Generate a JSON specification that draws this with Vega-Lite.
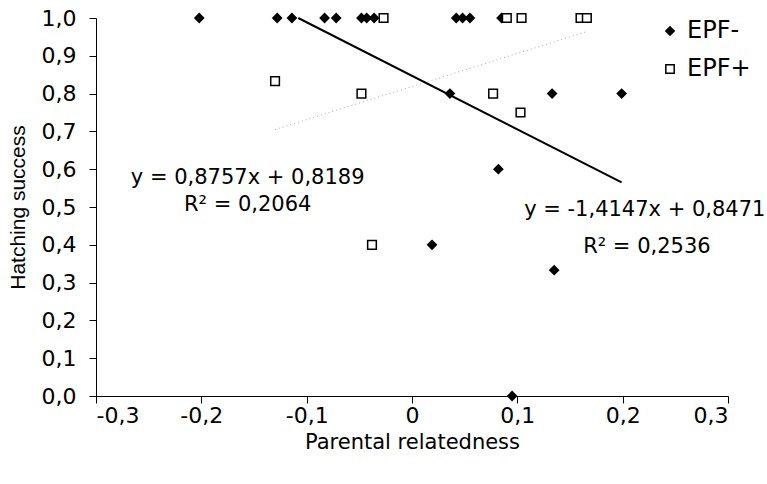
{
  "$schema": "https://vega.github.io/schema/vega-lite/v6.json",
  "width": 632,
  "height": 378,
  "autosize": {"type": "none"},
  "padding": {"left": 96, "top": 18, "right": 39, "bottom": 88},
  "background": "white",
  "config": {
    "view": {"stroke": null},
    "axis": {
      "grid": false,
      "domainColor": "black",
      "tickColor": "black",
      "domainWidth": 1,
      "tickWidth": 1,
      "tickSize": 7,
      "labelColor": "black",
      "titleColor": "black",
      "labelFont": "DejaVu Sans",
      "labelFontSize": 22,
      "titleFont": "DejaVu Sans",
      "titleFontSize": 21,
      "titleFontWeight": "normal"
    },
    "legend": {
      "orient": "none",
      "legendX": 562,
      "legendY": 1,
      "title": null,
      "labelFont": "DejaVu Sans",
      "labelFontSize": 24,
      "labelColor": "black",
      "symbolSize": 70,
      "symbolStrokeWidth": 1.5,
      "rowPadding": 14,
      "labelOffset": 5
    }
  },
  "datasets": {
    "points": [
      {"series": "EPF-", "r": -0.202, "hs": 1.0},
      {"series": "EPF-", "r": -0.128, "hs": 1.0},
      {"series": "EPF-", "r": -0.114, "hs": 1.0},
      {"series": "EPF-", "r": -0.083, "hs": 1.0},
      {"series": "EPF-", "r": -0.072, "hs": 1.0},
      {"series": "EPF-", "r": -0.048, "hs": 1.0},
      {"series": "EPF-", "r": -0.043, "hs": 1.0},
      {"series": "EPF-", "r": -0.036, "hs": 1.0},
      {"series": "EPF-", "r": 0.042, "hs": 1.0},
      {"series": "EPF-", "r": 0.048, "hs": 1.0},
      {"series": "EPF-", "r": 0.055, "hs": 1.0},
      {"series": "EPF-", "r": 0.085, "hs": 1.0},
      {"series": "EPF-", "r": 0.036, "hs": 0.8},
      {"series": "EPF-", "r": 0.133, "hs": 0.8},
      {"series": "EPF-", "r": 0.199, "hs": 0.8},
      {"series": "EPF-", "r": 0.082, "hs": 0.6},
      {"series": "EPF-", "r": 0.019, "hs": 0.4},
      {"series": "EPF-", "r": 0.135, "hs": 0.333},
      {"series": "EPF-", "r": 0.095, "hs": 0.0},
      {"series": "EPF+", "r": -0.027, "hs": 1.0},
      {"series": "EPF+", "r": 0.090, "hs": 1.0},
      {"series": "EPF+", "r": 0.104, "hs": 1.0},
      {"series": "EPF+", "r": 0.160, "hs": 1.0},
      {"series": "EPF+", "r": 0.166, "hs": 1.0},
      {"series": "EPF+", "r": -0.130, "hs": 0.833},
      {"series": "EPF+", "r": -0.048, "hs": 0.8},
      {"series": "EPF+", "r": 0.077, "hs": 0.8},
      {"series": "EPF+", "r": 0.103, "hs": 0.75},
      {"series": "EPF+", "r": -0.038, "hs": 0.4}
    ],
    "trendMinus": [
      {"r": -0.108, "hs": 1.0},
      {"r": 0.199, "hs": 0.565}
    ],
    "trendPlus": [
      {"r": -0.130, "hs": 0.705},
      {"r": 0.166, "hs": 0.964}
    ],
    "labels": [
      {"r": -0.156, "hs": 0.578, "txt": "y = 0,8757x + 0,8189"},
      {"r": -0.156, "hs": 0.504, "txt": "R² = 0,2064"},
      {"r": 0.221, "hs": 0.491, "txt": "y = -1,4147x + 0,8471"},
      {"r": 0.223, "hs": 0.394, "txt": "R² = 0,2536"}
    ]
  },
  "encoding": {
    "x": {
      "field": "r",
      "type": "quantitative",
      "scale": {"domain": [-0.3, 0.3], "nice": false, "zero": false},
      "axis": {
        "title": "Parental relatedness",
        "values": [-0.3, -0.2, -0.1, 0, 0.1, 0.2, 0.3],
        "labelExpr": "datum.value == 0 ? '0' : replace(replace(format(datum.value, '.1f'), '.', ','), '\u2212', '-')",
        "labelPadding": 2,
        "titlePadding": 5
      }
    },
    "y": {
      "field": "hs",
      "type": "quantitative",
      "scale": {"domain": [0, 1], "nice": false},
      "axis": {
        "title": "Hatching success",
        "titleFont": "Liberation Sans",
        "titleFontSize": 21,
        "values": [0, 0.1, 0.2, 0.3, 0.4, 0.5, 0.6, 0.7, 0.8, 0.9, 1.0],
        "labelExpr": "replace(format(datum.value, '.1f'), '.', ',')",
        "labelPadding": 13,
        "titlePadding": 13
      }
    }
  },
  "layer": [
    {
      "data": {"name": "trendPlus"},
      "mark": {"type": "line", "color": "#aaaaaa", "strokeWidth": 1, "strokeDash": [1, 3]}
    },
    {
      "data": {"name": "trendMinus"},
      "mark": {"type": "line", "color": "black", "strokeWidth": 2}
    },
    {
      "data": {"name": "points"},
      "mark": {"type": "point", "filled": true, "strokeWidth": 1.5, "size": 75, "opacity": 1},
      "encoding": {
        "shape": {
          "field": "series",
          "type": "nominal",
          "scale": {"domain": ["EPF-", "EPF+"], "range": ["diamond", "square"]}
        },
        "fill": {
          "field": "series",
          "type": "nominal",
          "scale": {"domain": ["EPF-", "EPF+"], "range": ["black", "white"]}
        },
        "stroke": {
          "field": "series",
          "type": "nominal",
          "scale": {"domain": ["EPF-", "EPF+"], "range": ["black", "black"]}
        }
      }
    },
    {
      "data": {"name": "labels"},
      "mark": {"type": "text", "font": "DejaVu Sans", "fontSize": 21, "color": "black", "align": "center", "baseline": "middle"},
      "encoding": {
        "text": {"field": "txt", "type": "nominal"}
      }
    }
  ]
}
========
◆ **Short task**: Except for the pictures, reproduce every line exactly.

◆ **Answer in full**:
Generate a JSON specification that draws this with Vega-Lite.
{
  "$schema": "https://vega.github.io/schema/vega-lite/v6.json",
  "width": 632,
  "height": 378,
  "autosize": {"type": "none"},
  "padding": {"left": 96, "top": 18, "right": 39, "bottom": 88},
  "background": "white",
  "config": {
    "view": {"stroke": null},
    "axis": {
      "grid": false,
      "domainColor": "black",
      "tickColor": "black",
      "domainWidth": 1,
      "tickWidth": 1,
      "tickSize": 7,
      "labelColor": "black",
      "titleColor": "black",
      "labelFont": "DejaVu Sans",
      "labelFontSize": 22,
      "titleFont": "DejaVu Sans",
      "titleFontSize": 21,
      "titleFontWeight": "normal"
    },
    "legend": {
      "orient": "none",
      "legendX": 562,
      "legendY": 1,
      "title": null,
      "labelFont": "DejaVu Sans",
      "labelFontSize": 24,
      "labelColor": "black",
      "symbolSize": 70,
      "symbolStrokeWidth": 1.5,
      "rowPadding": 14,
      "labelOffset": 5
    }
  },
  "datasets": {
    "points": [
      {"series": "EPF-", "r": -0.202, "hs": 1.0},
      {"series": "EPF-", "r": -0.128, "hs": 1.0},
      {"series": "EPF-", "r": -0.114, "hs": 1.0},
      {"series": "EPF-", "r": -0.083, "hs": 1.0},
      {"series": "EPF-", "r": -0.072, "hs": 1.0},
      {"series": "EPF-", "r": -0.048, "hs": 1.0},
      {"series": "EPF-", "r": -0.043, "hs": 1.0},
      {"series": "EPF-", "r": -0.036, "hs": 1.0},
      {"series": "EPF-", "r": 0.042, "hs": 1.0},
      {"series": "EPF-", "r": 0.048, "hs": 1.0},
      {"series": "EPF-", "r": 0.055, "hs": 1.0},
      {"series": "EPF-", "r": 0.085, "hs": 1.0},
      {"series": "EPF-", "r": 0.036, "hs": 0.8},
      {"series": "EPF-", "r": 0.133, "hs": 0.8},
      {"series": "EPF-", "r": 0.199, "hs": 0.8},
      {"series": "EPF-", "r": 0.082, "hs": 0.6},
      {"series": "EPF-", "r": 0.019, "hs": 0.4},
      {"series": "EPF-", "r": 0.135, "hs": 0.333},
      {"series": "EPF-", "r": 0.095, "hs": 0.0},
      {"series": "EPF+", "r": -0.027, "hs": 1.0},
      {"series": "EPF+", "r": 0.090, "hs": 1.0},
      {"series": "EPF+", "r": 0.104, "hs": 1.0},
      {"series": "EPF+", "r": 0.160, "hs": 1.0},
      {"series": "EPF+", "r": 0.166, "hs": 1.0},
      {"series": "EPF+", "r": -0.130, "hs": 0.833},
      {"series": "EPF+", "r": -0.048, "hs": 0.8},
      {"series": "EPF+", "r": 0.077, "hs": 0.8},
      {"series": "EPF+", "r": 0.103, "hs": 0.75},
      {"series": "EPF+", "r": -0.038, "hs": 0.4}
    ],
    "trendMinus": [
      {"r": -0.108, "hs": 1.0},
      {"r": 0.199, "hs": 0.565}
    ],
    "trendPlus": [
      {"r": -0.130, "hs": 0.705},
      {"r": 0.166, "hs": 0.964}
    ],
    "labels": [
      {"r": -0.156, "hs": 0.578, "txt": "y = 0,8757x + 0,8189"},
      {"r": -0.156, "hs": 0.504, "txt": "R² = 0,2064"},
      {"r": 0.221, "hs": 0.491, "txt": "y = -1,4147x + 0,8471"},
      {"r": 0.223, "hs": 0.394, "txt": "R² = 0,2536"}
    ]
  },
  "encoding": {
    "x": {
      "field": "r",
      "type": "quantitative",
      "scale": {"domain": [-0.3, 0.3], "nice": false, "zero": false},
      "axis": {
        "title": "Parental relatedness",
        "values": [-0.3, -0.2, -0.1, 0, 0.1, 0.2, 0.3],
        "labelExpr": "datum.value == 0 ? '0' : replace(replace(format(datum.value, '.1f'), '.', ','), '\u2212', '-')",
        "labelPadding": 2,
        "titlePadding": 5
      }
    },
    "y": {
      "field": "hs",
      "type": "quantitative",
      "scale": {"domain": [0, 1], "nice": false},
      "axis": {
        "title": "Hatching success",
        "titleFont": "Liberation Sans",
        "titleFontSize": 21,
        "values": [0, 0.1, 0.2, 0.3, 0.4, 0.5, 0.6, 0.7, 0.8, 0.9, 1.0],
        "labelExpr": "replace(format(datum.value, '.1f'), '.', ',')",
        "labelPadding": 13,
        "titlePadding": 13
      }
    }
  },
  "layer": [
    {
      "data": {"name": "trendPlus"},
      "mark": {"type": "line", "color": "#aaaaaa", "strokeWidth": 1, "strokeDash": [1, 3]}
    },
    {
      "data": {"name": "trendMinus"},
      "mark": {"type": "line", "color": "black", "strokeWidth": 2}
    },
    {
      "data": {"name": "points"},
      "mark": {"type": "point", "filled": true, "strokeWidth": 1.5, "size": 75, "opacity": 1},
      "encoding": {
        "shape": {
          "field": "series",
          "type": "nominal",
          "scale": {"domain": ["EPF-", "EPF+"], "range": ["diamond", "square"]}
        },
        "fill": {
          "field": "series",
          "type": "nominal",
          "scale": {"domain": ["EPF-", "EPF+"], "range": ["black", "white"]}
        },
        "stroke": {
          "field": "series",
          "type": "nominal",
          "scale": {"domain": ["EPF-", "EPF+"], "range": ["black", "black"]}
        }
      }
    },
    {
      "data": {"name": "labels"},
      "mark": {"type": "text", "font": "DejaVu Sans", "fontSize": 21, "color": "black", "align": "center", "baseline": "middle"},
      "encoding": {
        "text": {"field": "txt", "type": "nominal"}
      }
    }
  ]
}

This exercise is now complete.